#### What is being asked:
All lines holding the string "LaTeX" are to be shown.

#### Recorded information:

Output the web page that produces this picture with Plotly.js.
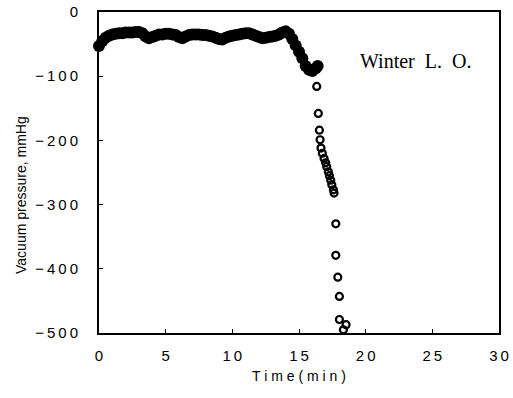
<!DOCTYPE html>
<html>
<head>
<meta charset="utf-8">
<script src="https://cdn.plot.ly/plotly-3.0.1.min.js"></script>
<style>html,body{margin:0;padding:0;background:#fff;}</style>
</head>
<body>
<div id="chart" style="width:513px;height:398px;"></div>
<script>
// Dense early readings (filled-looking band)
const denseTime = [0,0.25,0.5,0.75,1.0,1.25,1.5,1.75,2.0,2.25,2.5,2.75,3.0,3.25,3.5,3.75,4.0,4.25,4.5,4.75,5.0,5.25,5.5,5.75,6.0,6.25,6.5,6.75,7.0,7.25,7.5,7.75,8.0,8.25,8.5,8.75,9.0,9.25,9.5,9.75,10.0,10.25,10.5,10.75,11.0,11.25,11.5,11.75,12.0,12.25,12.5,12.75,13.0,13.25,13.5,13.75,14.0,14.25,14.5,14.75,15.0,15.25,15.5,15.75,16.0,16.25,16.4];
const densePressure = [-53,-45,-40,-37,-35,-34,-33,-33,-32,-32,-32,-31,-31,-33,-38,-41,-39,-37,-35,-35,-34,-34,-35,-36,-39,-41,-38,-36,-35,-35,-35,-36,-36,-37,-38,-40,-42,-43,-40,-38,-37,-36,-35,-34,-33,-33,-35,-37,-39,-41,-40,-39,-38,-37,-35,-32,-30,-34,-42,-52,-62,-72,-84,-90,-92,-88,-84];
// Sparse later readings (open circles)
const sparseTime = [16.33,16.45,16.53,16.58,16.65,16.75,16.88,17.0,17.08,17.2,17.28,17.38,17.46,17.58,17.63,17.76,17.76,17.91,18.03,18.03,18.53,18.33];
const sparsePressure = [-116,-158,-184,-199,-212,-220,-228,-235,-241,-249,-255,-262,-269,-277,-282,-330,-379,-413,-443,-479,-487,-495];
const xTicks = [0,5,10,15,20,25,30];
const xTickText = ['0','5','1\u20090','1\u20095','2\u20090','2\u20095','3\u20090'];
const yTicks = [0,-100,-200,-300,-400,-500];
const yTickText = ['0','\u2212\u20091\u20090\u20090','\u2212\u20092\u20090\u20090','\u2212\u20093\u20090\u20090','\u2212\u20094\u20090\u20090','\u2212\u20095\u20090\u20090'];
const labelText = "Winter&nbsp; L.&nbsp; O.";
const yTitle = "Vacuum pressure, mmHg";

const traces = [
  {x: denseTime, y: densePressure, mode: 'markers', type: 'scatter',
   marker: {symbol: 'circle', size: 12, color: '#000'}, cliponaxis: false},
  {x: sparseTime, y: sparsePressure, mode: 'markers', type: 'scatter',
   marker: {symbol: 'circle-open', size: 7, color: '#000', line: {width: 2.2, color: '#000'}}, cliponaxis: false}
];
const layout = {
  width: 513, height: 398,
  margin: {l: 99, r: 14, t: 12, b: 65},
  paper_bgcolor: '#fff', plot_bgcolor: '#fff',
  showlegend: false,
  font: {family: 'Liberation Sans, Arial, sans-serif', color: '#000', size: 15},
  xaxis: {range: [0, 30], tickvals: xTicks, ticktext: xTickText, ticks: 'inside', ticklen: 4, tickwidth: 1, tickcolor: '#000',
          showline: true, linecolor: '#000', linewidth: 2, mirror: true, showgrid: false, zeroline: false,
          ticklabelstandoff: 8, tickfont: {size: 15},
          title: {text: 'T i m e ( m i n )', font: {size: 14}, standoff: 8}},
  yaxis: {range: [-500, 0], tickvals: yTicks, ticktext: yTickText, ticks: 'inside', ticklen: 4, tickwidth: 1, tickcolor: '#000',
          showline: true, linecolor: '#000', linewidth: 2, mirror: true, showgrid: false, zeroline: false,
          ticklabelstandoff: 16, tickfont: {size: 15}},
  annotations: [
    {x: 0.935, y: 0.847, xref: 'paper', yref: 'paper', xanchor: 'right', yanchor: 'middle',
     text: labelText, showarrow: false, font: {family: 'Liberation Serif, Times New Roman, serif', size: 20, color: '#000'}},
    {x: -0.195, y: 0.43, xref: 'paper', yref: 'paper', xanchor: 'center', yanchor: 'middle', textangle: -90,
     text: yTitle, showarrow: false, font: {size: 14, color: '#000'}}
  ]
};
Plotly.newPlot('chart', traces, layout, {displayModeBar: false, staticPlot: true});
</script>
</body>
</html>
---
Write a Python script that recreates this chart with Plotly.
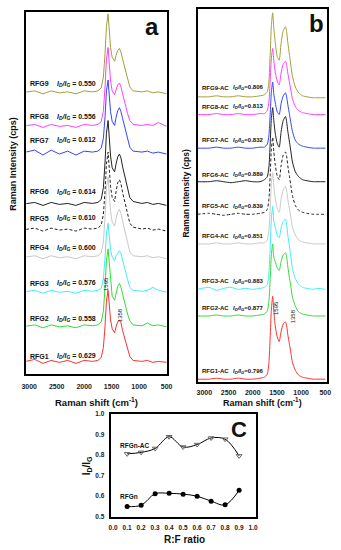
...
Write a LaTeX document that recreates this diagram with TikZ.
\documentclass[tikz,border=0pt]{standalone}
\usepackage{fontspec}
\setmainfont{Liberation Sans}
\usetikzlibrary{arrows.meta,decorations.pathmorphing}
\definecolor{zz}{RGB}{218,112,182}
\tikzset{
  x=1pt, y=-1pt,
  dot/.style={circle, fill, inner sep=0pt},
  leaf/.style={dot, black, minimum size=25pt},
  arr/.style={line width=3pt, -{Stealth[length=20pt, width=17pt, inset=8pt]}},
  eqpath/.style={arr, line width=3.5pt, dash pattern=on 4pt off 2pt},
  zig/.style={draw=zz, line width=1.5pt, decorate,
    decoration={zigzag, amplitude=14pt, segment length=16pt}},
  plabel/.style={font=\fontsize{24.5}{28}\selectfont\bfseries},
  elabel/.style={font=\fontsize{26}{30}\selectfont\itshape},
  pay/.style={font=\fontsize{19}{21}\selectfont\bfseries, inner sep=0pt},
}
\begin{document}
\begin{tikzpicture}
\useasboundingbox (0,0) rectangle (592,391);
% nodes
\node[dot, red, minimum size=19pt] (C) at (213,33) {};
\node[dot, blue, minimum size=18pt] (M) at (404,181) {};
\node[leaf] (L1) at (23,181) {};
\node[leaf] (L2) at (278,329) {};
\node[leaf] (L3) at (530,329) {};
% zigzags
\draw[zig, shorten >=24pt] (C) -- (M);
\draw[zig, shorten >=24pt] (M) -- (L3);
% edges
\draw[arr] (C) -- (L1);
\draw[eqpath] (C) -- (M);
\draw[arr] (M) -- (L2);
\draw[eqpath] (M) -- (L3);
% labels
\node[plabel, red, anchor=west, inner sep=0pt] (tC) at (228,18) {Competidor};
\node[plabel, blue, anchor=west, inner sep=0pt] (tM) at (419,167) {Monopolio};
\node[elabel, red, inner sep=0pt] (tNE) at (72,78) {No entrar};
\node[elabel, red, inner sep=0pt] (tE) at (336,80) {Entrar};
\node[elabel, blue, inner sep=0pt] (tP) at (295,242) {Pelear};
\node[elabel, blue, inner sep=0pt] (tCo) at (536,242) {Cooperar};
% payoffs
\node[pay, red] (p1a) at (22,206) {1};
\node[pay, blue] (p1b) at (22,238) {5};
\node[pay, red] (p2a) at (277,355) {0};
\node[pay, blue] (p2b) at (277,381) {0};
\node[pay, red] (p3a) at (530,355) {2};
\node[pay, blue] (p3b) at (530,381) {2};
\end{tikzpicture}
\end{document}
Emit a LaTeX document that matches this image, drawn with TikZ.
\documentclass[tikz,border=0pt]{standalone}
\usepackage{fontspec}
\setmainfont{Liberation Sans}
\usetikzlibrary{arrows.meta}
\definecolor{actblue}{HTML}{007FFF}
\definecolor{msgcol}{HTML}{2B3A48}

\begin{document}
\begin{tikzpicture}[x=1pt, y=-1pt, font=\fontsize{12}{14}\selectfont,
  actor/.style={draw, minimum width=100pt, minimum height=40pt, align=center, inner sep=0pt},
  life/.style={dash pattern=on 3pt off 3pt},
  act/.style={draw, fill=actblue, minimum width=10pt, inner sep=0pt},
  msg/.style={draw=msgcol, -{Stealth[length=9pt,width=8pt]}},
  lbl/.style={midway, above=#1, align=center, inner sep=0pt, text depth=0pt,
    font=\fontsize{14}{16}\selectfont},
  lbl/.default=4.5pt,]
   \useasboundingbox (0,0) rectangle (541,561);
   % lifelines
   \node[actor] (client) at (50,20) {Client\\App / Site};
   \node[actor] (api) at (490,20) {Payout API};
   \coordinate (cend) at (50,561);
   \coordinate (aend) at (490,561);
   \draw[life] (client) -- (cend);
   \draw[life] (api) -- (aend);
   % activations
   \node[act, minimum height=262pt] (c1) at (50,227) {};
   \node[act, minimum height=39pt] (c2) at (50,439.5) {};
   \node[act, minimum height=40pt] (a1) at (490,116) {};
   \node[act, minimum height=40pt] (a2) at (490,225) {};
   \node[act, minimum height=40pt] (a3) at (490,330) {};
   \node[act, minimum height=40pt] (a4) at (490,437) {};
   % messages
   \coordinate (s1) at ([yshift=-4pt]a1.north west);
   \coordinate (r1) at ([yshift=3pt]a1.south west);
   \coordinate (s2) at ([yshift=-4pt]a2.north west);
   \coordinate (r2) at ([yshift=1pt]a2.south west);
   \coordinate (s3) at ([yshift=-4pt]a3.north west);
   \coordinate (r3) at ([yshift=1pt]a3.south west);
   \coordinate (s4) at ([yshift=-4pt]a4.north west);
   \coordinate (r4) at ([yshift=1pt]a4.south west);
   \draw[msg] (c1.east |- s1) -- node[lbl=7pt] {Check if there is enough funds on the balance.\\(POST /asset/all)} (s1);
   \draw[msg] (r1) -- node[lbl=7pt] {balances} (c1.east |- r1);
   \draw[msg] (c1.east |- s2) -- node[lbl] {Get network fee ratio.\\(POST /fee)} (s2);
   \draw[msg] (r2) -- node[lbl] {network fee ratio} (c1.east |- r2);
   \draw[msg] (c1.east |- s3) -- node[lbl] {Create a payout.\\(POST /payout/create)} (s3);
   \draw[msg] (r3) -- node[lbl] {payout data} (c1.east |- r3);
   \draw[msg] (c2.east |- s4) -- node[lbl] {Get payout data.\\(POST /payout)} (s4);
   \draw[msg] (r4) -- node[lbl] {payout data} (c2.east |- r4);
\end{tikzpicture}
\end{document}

#### Reply to the exercise:
Write a LaTeX document that recreates this diagram with TikZ.
Emit a LaTeX document that matches this image, drawn with TikZ.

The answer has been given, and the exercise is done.